ドコモの江藤氏は、提携への期待について、「ローン事業(dスマホローン)を自前で立ち上げて2年弱だが、今後の拡大に向けて課題を抱えている。具体的には、事業運営のためのオペレーション力、審査と回収の幅広い業務ノウハウが必要。提携の大きな理由は、長年ローンに携わり、独自の与信のノウハウを持ち、自前でコールセンターなどのオペレーションも持つ。そこが魅力的だった。これらを活かして我々のローン事業拡大を実現できると考えた」と説明。

期待する商品としては、「ドコモは住宅ローンを提供していない。(auや楽天など)他の経済圏では、当たり前のように住宅ローンが経済圏の商材になっている。オリックス・クレジットとともに開発し、提供していきたい」と経済圏に住宅ローンを取り込むことも、提携の狙いの一つとする。
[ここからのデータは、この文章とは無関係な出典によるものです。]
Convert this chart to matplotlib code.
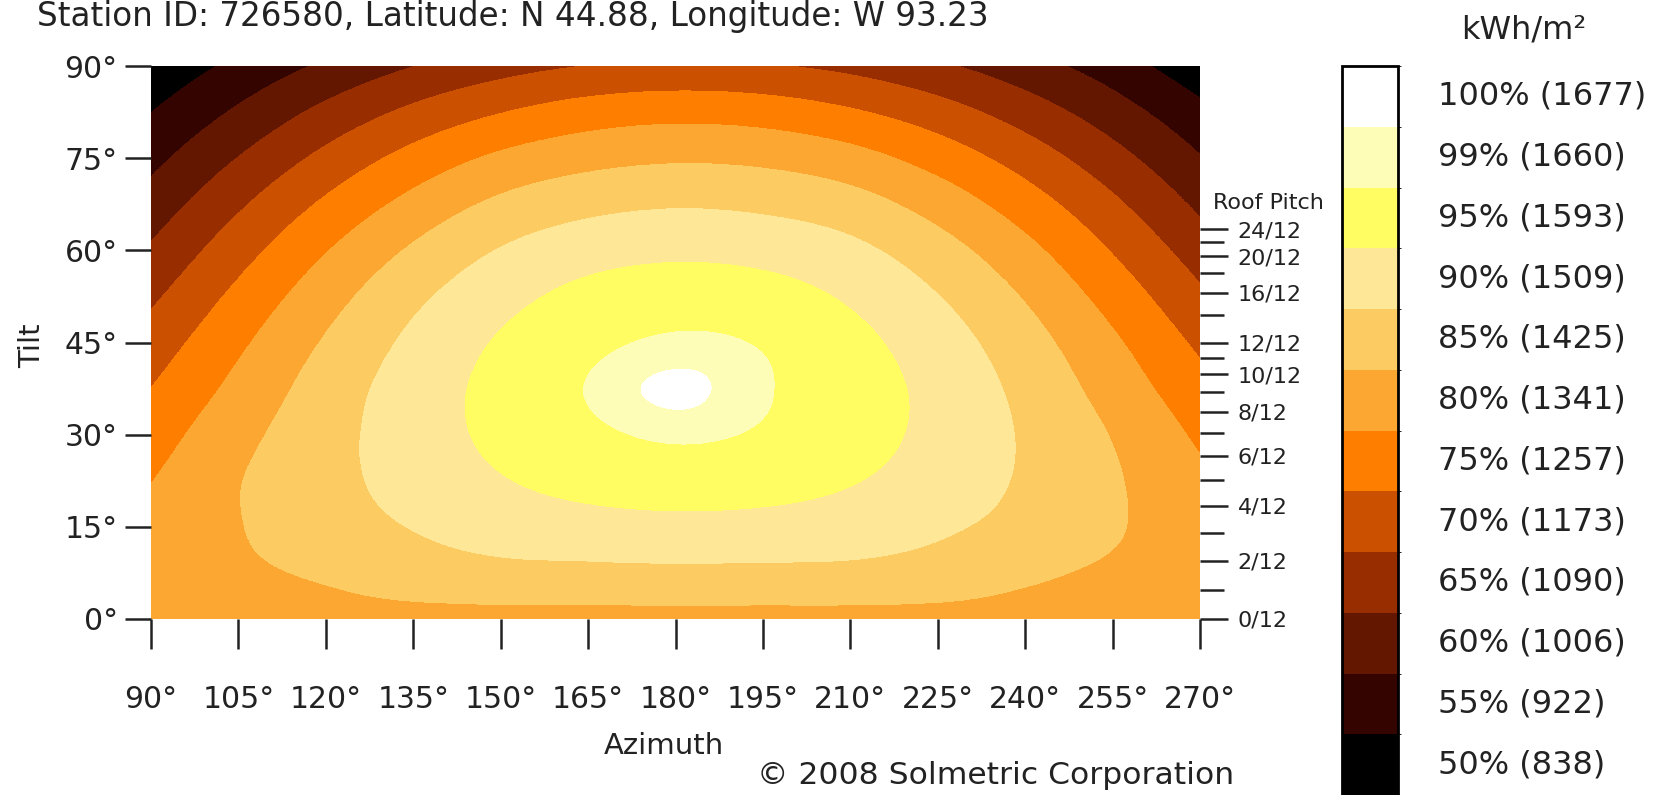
import numpy as np
import matplotlib
matplotlib.use('Agg')
import matplotlib.pyplot as plt
from matplotlib.colors import ListedColormap, BoundaryNorm
from matplotlib.cm import ScalarMappable

# Azimuth (columns) and tilt (rows) of the grid, in degrees
azimuth = [90, 105, 120, 135, 150, 165, 180, 195, 210, 225, 240, 255, 270]
tilt = [0, 7.5, 15, 22.5, 30, 37.5, 45, 52.5, 60, 67.5, 75, 82.5, 90]

# Percent of the best orientation (row = tilt, column = azimuth)
percent_of_max = [
    [83.3, 83.3, 83.3, 83.3, 83.3, 83.3, 83.3, 83.3, 83.3, 83.3, 83.3, 83.3, 83.3],
    [83.1, 84.3, 85.6, 87.6, 88.6, 88.8, 89.0, 88.9, 88.8, 87.9, 85.8, 84.4, 83.5],
    [81.7, 84.8, 87.7, 90.2, 92.2, 93.2, 93.6, 93.4, 92.6, 90.8, 88.4, 85.5, 82.5],
    [79.9, 84.8, 88.4, 91.9, 94.7, 96.5, 97.3, 96.8, 95.3, 92.8, 89.4, 85.6, 81.1],
    [77.7, 83.5, 88.2, 92.6, 96.1, 98.4, 99.3, 98.7, 96.8, 93.7, 89.5, 84.8, 79.2],
    [75.1, 81.4, 87.3, 92.4, 96.4, 99.1, 100.0, 99.2, 97.2, 93.6, 88.7, 83.0, 76.8],
    [72.3, 79.1, 85.5, 91.1, 95.5, 98.3, 99.3, 98.8, 96.4, 92.4, 87.1, 80.9, 74.1],
    [69.1, 76.3, 83.0, 88.9, 93.4, 96.4, 97.6, 96.9, 94.4, 90.2, 84.7, 78.1, 71.0],
    [65.7, 73.0, 79.8, 85.7, 90.3, 93.0, 94.0, 93.4, 91.3, 87.1, 81.5, 74.8, 67.7],
    [62.2, 69.3, 75.9, 81.6, 86.1, 88.6, 89.6, 89.0, 87.1, 83.0, 77.5, 71.1, 64.1],
    [58.6, 65.2, 71.4, 76.8, 81.0, 83.4, 84.4, 83.9, 81.9, 78.0, 72.9, 66.9, 60.4],
    [55.0, 60.8, 66.4, 71.2, 74.9, 77.4, 78.4, 77.8, 75.7, 72.3, 67.7, 62.4, 56.5],
    [51.3, 56.3, 60.9, 65.0, 68.1, 70.2, 71.0, 70.5, 68.8, 65.9, 62.1, 57.6, 51.8],
]

# Legend bands
band_levels = [50, 55, 60, 65, 70, 75, 80, 85, 90, 95, 99, 99.85, 101]
band_colors = ['#000000', '#330400', '#631600', '#982e00', '#cb5000', '#fe7f00',
               '#fba732', '#fccb61', '#fee898', '#fffd62', '#fefdb7', '#ffffff']
band_labels = ['50% (838)', '55% (922)', '60% (1006)', '65% (1090)', '70% (1173)',
               '75% (1257)', '80% (1341)', '85% (1425)', '90% (1509)', '95% (1593)',
               '99% (1660)', '100% (1677)']

# Roof pitch scale (rise per 12)
pitch = [0, 1, 2, 3, 4, 5, 6, 7, 8, 9, 10, 11, 12, 14, 16, 18, 20, 22, 24]
pitch_labeled = [0, 2, 4, 6, 8, 10, 12, 16, 20, 24]

W, H = 1659, 795
txt = '#222222'
plt.rcParams['font.family'] = ['DejaVu Sans']

fig = plt.figure(figsize=(W / 100, H / 100), dpi=100)
ax = fig.add_axes([151 / W, 1 - 619 / H, 1049 / W, 553 / H])

cmap = ListedColormap(band_colors)
norm = BoundaryNorm(band_levels, cmap.N)

# pad one cell on every side (linear extension) so the smoothing has no flat edges
grid = np.pad(np.array(percent_of_max), 1, mode='reflect', reflect_type='odd')
daz = azimuth[1] - azimuth[0]
dt = tilt[1] - tilt[0]
ext = [azimuth[0] - 1.5 * daz, azimuth[-1] + 1.5 * daz, tilt[0] - 1.5 * dt, tilt[-1] + 1.5 * dt]
ax.imshow(grid, origin='lower', extent=ext, cmap=cmap, norm=norm,
          interpolation='catrom', interpolation_stage='data', aspect='auto')
ax.set_xlim(azimuth[0], azimuth[-1])
ax.set_ylim(tilt[0], tilt[-1])
for s in ax.spines.values():
    s.set_visible(False)

ax.set_xticks(azimuth)
ax.set_xticklabels([f'{a}°' for a in azimuth])
ax.set_yticks(np.arange(0, 91, 15))
ax.set_yticklabels([f'{v}°' for v in range(0, 91, 15)])
ax.tick_params(axis='x', length=21.6, width=1.8, pad=26, labelsize=21.5, colors=txt)
ax.tick_params(axis='y', length=19, width=1.8, pad=5, labelsize=21.5, colors=txt)

# Roof pitch axis on the right
ax2 = ax.twinx()
ax2.set_ylim(tilt[0], tilt[-1])
for s in ax2.spines.values():
    s.set_visible(False)
pitch_deg = np.degrees(np.arctan(np.array(pitch) / 12))
major = [p for p, n in zip(pitch_deg, pitch) if n in pitch_labeled]
minor = [p for p, n in zip(pitch_deg, pitch) if n not in pitch_labeled]
ax2.set_yticks(major)
ax2.set_yticklabels([f'{n}/12' for n in pitch_labeled])
ax2.set_yticks(minor, minor=True)
ax2.tick_params(axis='y', which='major', length=20, width=1.8, pad=7, labelsize=16, colors=txt)
ax2.tick_params(axis='y', which='minor', length=17, width=1.8, colors=txt)
fig.text(1268 / W, 1 - 203 / H, 'Roof Pitch', ha='center', va='center', fontsize=16, color=txt)

# Legend bar
cax = fig.add_axes([1342 / W, 0, 56 / W, 729 / H])
cb = fig.colorbar(ScalarMappable(norm=norm, cmap=cmap), cax=cax, spacing='uniform')
cb.set_ticks([])
cb.outline.set_linewidth(2)
for i, lab in enumerate(band_labels):
    fig.text(1438 / W, (i + 0.5) / 12 * 729 / H, lab, ha='left', va='center',
             fontsize=23, color=txt)
fig.text(1524 / W, 1 - 38 / H, 'kWh/m²', ha='center', va='baseline', fontsize=23, color=txt)

# Titles and labels
fig.text(37 / W, 1 - 26 / H, 'Station ID: 726580, Latitude: N 44.88, Longitude: W 93.23',
         ha='left', va='baseline', fontsize=23.5, color=txt)
fig.text(664 / W, 1 - 746 / H, 'Azimuth', ha='center', va='center', fontsize=21, color=txt)
fig.text(32 / W, 1 - 346 / H, 'Tilt', ha='center', va='center', rotation=90, fontsize=21, color=txt)
fig.text(996 / W, 1 - 776 / H, '© 2008 Solmetric Corporation', ha='center', va='center',
         fontsize=22.6, color=txt)

fig.savefig('out.png', dpi=100)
また、携帯電話の料金プランと金融サービスの連携強化にも今回の提携を活用していく。

「他社でもペイトク(ソフトバンク)、マネ活(au)など、金融サービスと電話事業が渾然一体となって提供・訴求している時代。それらを意識した今後のプランも念頭に置いている。現時点で決まったものはないが、他社の動向も意識しながら、社内でディスカッションを進める」(NTTドコモ 江藤氏)。

無担保ローンにおいても、「個人的意見」としながらも「今経済圏で無担保ローンの1位は楽天銀行。ここにいち早く追いつき追い越すことをここ数年で実現したい」と語り、他社も強化する通信・金融連携を強く意識していることを示唆する。

「dスマホローン」などの無担保ローンは、dカードとは競合しないとしており、「基本的にはお客様の選択で、ローン事業全般の成長を目指していく」と説明。カード事業よりは、楽天銀行やPayPay銀行の無担保ローンに相当するサービスとして、dスマホローンを軸に強化していく方針という。

なお、ドコモでは2022年から三菱UFJ銀行と提携し、デジタル口座サービス「dスマートバンク」を展開している。'21年の提携発表時には、住宅ローンも検討課題に入っていたが、「初期アイデアとして住宅ローンを検討していたが、金利が低い中で、競争力のある住宅ローンが出せるかどうかが論点。明快な答えを持てず、住宅ローンは実現していない。三菱UFJ銀行との協業を止めるわけではないが、良いサービスをできるよう継続して検討していく」とした。